◆ Task details ◆
Retype all material exactly. Pictures stay out of the copy.

◆ Provided material ◆
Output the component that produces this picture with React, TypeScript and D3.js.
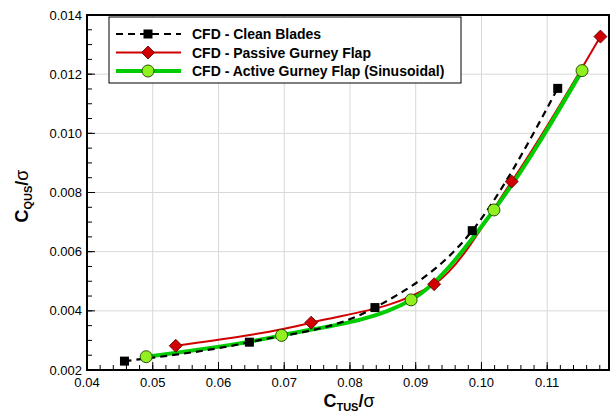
import React from 'react';
import * as d3 from 'd3';

const cleanX = [0.0457, 0.0647, 0.0838, 0.0986, 0.1116];
const cleanY = [0.0023, 0.00294, 0.00411, 0.00671, 0.01152];
const passiveX = [0.0535, 0.0741, 0.0928, 0.1046, 0.1181];
const passiveY = [0.00282, 0.0036, 0.0049, 0.00837, 0.01327];
const activeX = [0.049, 0.0696, 0.0893, 0.1019, 0.1153];
const activeY = [0.00245, 0.00317, 0.00437, 0.00741, 0.01212];

const xTicks = [0.04, 0.05, 0.06, 0.07, 0.08, 0.09, 0.1, 0.11];
const yTicks = [0.002, 0.004, 0.006, 0.008, 0.01, 0.012, 0.014];
const legendLabels = [
  'CFD - Clean Blades',
  'CFD - Passive Gurney Flap',
  'CFD - Active Gurney Flap (Sinusoidal)',
];

const W = 614;
const H = 415;
const L = 87, R = 609, T = 15, B = 370;
const FONT = '"Liberation Sans", Arial, sans-serif';

const RED = '#d00000';
const GREEN = '#00cc00';
const CIRCLE = '#90f020';

export default function App() {
  const x = d3.scaleLinear().domain([0.04, 0.1194]).range([L, R]);
  const y = d3.scaleLinear().domain([0.002, 0.014]).range([B, T]);

  const xMinor = d3.range(0.04, 0.1195, 0.002).filter((v) => x(v) <= R);
  const yMinor = d3.range(0.002, 0.01401, 0.0005);

  const line = d3
    .line<[number, number]>()
    .x((d) => x(d[0]))
    .y((d) => y(d[1]))
    .curve(d3.curveMonotoneX);

  const clean = cleanX.map((v, i) => [v, cleanY[i]] as [number, number]);
  const passive = passiveX.map((v, i) => [v, passiveY[i]] as [number, number]);
  const active = activeX.map((v, i) => [v, activeY[i]] as [number, number]);

  const square = (cx: number, cy: number, k: string) => (
    <rect key={k} x={cx - 4.5} y={cy - 4.5} width={9} height={9} fill="#000" />
  );
  const diamond = (cx: number, cy: number, k: string) => (
    <path
      key={k}
      d={`M${cx},${cy - 6.5}L${cx + 6.5},${cy}L${cx},${cy + 6.5}L${cx - 6.5},${cy}Z`}
      fill={RED}
      stroke="#500000"
      strokeWidth={0.8}
    />
  );
  const circle = (cx: number, cy: number, k: string) => (
    <circle key={k} cx={cx} cy={cy} r={6} fill={CIRCLE} stroke="#204000" strokeWidth={0.9} />
  );

  const legX0 = 116, legX1 = 181, legMid = 148, legText = 192;
  const legRows = [34, 52.5, 71];

  return (
    <svg
      width={W}
      height={H}
      style={{ position: 'absolute', left: 0, top: 0, background: '#fff' }}
      fontFamily={FONT}
    >
      <rect x={0} y={0} width={W} height={H} fill="#fff" />
      {/* grid */}
      {xTicks.slice(1).map((t) => (
        <line key={'gx' + t} x1={x(t)} x2={x(t)} y1={T} y2={B} stroke="#d8d8d8" strokeWidth={1} />
      ))}
      {yTicks.slice(1, -1).map((t) => (
        <line key={'gy' + t} x1={L} x2={R} y1={y(t)} y2={y(t)} stroke="#d8d8d8" strokeWidth={1} />
      ))}
      {/* minor ticks */}
      {xMinor.map((t, i) => (
        <line key={'xm' + i} x1={x(t)} x2={x(t)} y1={B} y2={B - 5} stroke="#000" strokeWidth={1} />
      ))}
      {yMinor.map((t, i) => (
        <line key={'ym' + i} x1={L} x2={L + 5} y1={y(t)} y2={y(t)} stroke="#000" strokeWidth={1} />
      ))}
      {xTicks.map((t) => (
        <line key={'xM' + t} x1={x(t)} x2={x(t)} y1={B} y2={B - 8} stroke="#000" strokeWidth={1} />
      ))}
      {yTicks.map((t) => (
        <line key={'yM' + t} x1={L} x2={L + 8} y1={y(t)} y2={y(t)} stroke="#000" strokeWidth={1} />
      ))}
      {/* tick labels */}
      {xTicks.map((t) => (
        <text key={'xl' + t} x={x(t)} y={B + 17} textAnchor="middle" fontSize={13} fill="#000">
          {d3.format('.2f')(t)}
        </text>
      ))}
      {yTicks.map((t) => (
        <text key={'yl' + t} x={L - 5} y={y(t) + 4.5} textAnchor="end" fontSize={13} fill="#000">
          {d3.format('.3f')(t)}
        </text>
      ))}
      {/* lines */}
      <path d={line(passive) || ''} fill="none" stroke={RED} strokeWidth={2} />
      <path d={line(active) || ''} fill="none" stroke={GREEN} strokeWidth={4} />
      <path d={line(clean) || ''} fill="none" stroke="#000" strokeWidth={2.2} strokeDasharray="7,5" />
      {/* markers */}
      {clean.map((d, i) => square(x(d[0]), y(d[1]), 'c' + i))}
      {passive.map((d, i) => diamond(x(d[0]), y(d[1]), 'p' + i))}
      {active.map((d, i) => circle(x(d[0]), y(d[1]), 'a' + i))}
      {/* frame */}
      <rect x={L} y={T} width={R - L} height={B - T} fill="none" stroke="#000" strokeWidth={2} />
      {/* legend */}
      <rect x={109} y={17} width={352} height={66} fill="#fff" stroke="#000" strokeWidth={1} />
      <line x1={legX0} x2={legX1} y1={legRows[0]} y2={legRows[0]} stroke="#000" strokeWidth={2.2} strokeDasharray="7,5" />
      {square(legMid, legRows[0], 'lc')}
      <line x1={legX0} x2={legX1} y1={legRows[1]} y2={legRows[1]} stroke={RED} strokeWidth={2} />
      {diamond(legMid, legRows[1], 'lp')}
      <line x1={legX0} x2={legX1} y1={legRows[2]} y2={legRows[2]} stroke={GREEN} strokeWidth={4} />
      {circle(legMid, legRows[2], 'la')}
      {legendLabels.map((s, i) => (
        <text key={s} x={legText} y={legRows[i] + 5} fontSize={14} fontWeight="bold" fill="#000">
          {s}
        </text>
      ))}
      {/* axis titles */}
      <text x={349} y={407} textAnchor="middle" fontSize={18} fontWeight="bold" fill="#000">
        C<tspan fontSize={11} dy={4}>TUS</tspan>
        <tspan dy={-4}>/</tspan>
        <tspan fontWeight="normal">σ</tspan>
      </text>
      <text
        transform="translate(28,196) rotate(-90)"
        textAnchor="middle"
        fontSize={18}
        fontWeight="bold"
        fill="#000"
      >
        C<tspan fontSize={11} dy={4}>QUS</tspan>
        <tspan dy={-4}>/</tspan>
        <tspan fontWeight="normal">σ</tspan>
      </text>
    </svg>
  );
}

◆ Response to the task ◆
Output the component that produces this picture with React, TypeScript and D3.js.
import React from 'react';
import * as d3 from 'd3';

const cleanX = [0.0457, 0.0647, 0.0838, 0.0986, 0.1116];
const cleanY = [0.0023, 0.00294, 0.00411, 0.00671, 0.01152];
const passiveX = [0.0535, 0.0741, 0.0928, 0.1046, 0.1181];
const passiveY = [0.00282, 0.0036, 0.0049, 0.00837, 0.01327];
const activeX = [0.049, 0.0696, 0.0893, 0.1019, 0.1153];
const activeY = [0.00245, 0.00317, 0.00437, 0.00741, 0.01212];

const xTicks = [0.04, 0.05, 0.06, 0.07, 0.08, 0.09, 0.1, 0.11];
const yTicks = [0.002, 0.004, 0.006, 0.008, 0.01, 0.012, 0.014];
const legendLabels = [
  'CFD - Clean Blades',
  'CFD - Passive Gurney Flap',
  'CFD - Active Gurney Flap (Sinusoidal)',
];

const W = 614;
const H = 415;
const L = 87, R = 609, T = 15, B = 370;
const FONT = '"Liberation Sans", Arial, sans-serif';

const RED = '#d00000';
const GREEN = '#00cc00';
const CIRCLE = '#90f020';

export default function App() {
  const x = d3.scaleLinear().domain([0.04, 0.1194]).range([L, R]);
  const y = d3.scaleLinear().domain([0.002, 0.014]).range([B, T]);

  const xMinor = d3.range(0.04, 0.1195, 0.002).filter((v) => x(v) <= R);
  const yMinor = d3.range(0.002, 0.01401, 0.0005);

  const line = d3
    .line<[number, number]>()
    .x((d) => x(d[0]))
    .y((d) => y(d[1]))
    .curve(d3.curveMonotoneX);

  const clean = cleanX.map((v, i) => [v, cleanY[i]] as [number, number]);
  const passive = passiveX.map((v, i) => [v, passiveY[i]] as [number, number]);
  const active = activeX.map((v, i) => [v, activeY[i]] as [number, number]);

  const square = (cx: number, cy: number, k: string) => (
    <rect key={k} x={cx - 4.5} y={cy - 4.5} width={9} height={9} fill="#000" />
  );
  const diamond = (cx: number, cy: number, k: string) => (
    <path
      key={k}
      d={`M${cx},${cy - 6.5}L${cx + 6.5},${cy}L${cx},${cy + 6.5}L${cx - 6.5},${cy}Z`}
      fill={RED}
      stroke="#500000"
      strokeWidth={0.8}
    />
  );
  const circle = (cx: number, cy: number, k: string) => (
    <circle key={k} cx={cx} cy={cy} r={6} fill={CIRCLE} stroke="#204000" strokeWidth={0.9} />
  );

  const legX0 = 116, legX1 = 181, legMid = 148, legText = 192;
  const legRows = [34, 52.5, 71];

  return (
    <svg
      width={W}
      height={H}
      style={{ position: 'absolute', left: 0, top: 0, background: '#fff' }}
      fontFamily={FONT}
    >
      <rect x={0} y={0} width={W} height={H} fill="#fff" />
      {/* grid */}
      {xTicks.slice(1).map((t) => (
        <line key={'gx' + t} x1={x(t)} x2={x(t)} y1={T} y2={B} stroke="#d8d8d8" strokeWidth={1} />
      ))}
      {yTicks.slice(1, -1).map((t) => (
        <line key={'gy' + t} x1={L} x2={R} y1={y(t)} y2={y(t)} stroke="#d8d8d8" strokeWidth={1} />
      ))}
      {/* minor ticks */}
      {xMinor.map((t, i) => (
        <line key={'xm' + i} x1={x(t)} x2={x(t)} y1={B} y2={B - 5} stroke="#000" strokeWidth={1} />
      ))}
      {yMinor.map((t, i) => (
        <line key={'ym' + i} x1={L} x2={L + 5} y1={y(t)} y2={y(t)} stroke="#000" strokeWidth={1} />
      ))}
      {xTicks.map((t) => (
        <line key={'xM' + t} x1={x(t)} x2={x(t)} y1={B} y2={B - 8} stroke="#000" strokeWidth={1} />
      ))}
      {yTicks.map((t) => (
        <line key={'yM' + t} x1={L} x2={L + 8} y1={y(t)} y2={y(t)} stroke="#000" strokeWidth={1} />
      ))}
      {/* tick labels */}
      {xTicks.map((t) => (
        <text key={'xl' + t} x={x(t)} y={B + 17} textAnchor="middle" fontSize={13} fill="#000">
          {d3.format('.2f')(t)}
        </text>
      ))}
      {yTicks.map((t) => (
        <text key={'yl' + t} x={L - 5} y={y(t) + 4.5} textAnchor="end" fontSize={13} fill="#000">
          {d3.format('.3f')(t)}
        </text>
      ))}
      {/* lines */}
      <path d={line(passive) || ''} fill="none" stroke={RED} strokeWidth={2} />
      <path d={line(active) || ''} fill="none" stroke={GREEN} strokeWidth={4} />
      <path d={line(clean) || ''} fill="none" stroke="#000" strokeWidth={2.2} strokeDasharray="7,5" />
      {/* markers */}
      {clean.map((d, i) => square(x(d[0]), y(d[1]), 'c' + i))}
      {passive.map((d, i) => diamond(x(d[0]), y(d[1]), 'p' + i))}
      {active.map((d, i) => circle(x(d[0]), y(d[1]), 'a' + i))}
      {/* frame */}
      <rect x={L} y={T} width={R - L} height={B - T} fill="none" stroke="#000" strokeWidth={2} />
      {/* legend */}
      <rect x={109} y={17} width={352} height={66} fill="#fff" stroke="#000" strokeWidth={1} />
      <line x1={legX0} x2={legX1} y1={legRows[0]} y2={legRows[0]} stroke="#000" strokeWidth={2.2} strokeDasharray="7,5" />
      {square(legMid, legRows[0], 'lc')}
      <line x1={legX0} x2={legX1} y1={legRows[1]} y2={legRows[1]} stroke={RED} strokeWidth={2} />
      {diamond(legMid, legRows[1], 'lp')}
      <line x1={legX0} x2={legX1} y1={legRows[2]} y2={legRows[2]} stroke={GREEN} strokeWidth={4} />
      {circle(legMid, legRows[2], 'la')}
      {legendLabels.map((s, i) => (
        <text key={s} x={legText} y={legRows[i] + 5} fontSize={14} fontWeight="bold" fill="#000">
          {s}
        </text>
      ))}
      {/* axis titles */}
      <text x={349} y={407} textAnchor="middle" fontSize={18} fontWeight="bold" fill="#000">
        C<tspan fontSize={11} dy={4}>TUS</tspan>
        <tspan dy={-4}>/</tspan>
        <tspan fontWeight="normal">σ</tspan>
      </text>
      <text
        transform="translate(28,196) rotate(-90)"
        textAnchor="middle"
        fontSize={18}
        fontWeight="bold"
        fill="#000"
      >
        C<tspan fontSize={11} dy={4}>QUS</tspan>
        <tspan dy={-4}>/</tspan>
        <tspan fontWeight="normal">σ</tspan>
      </text>
    </svg>
  );
}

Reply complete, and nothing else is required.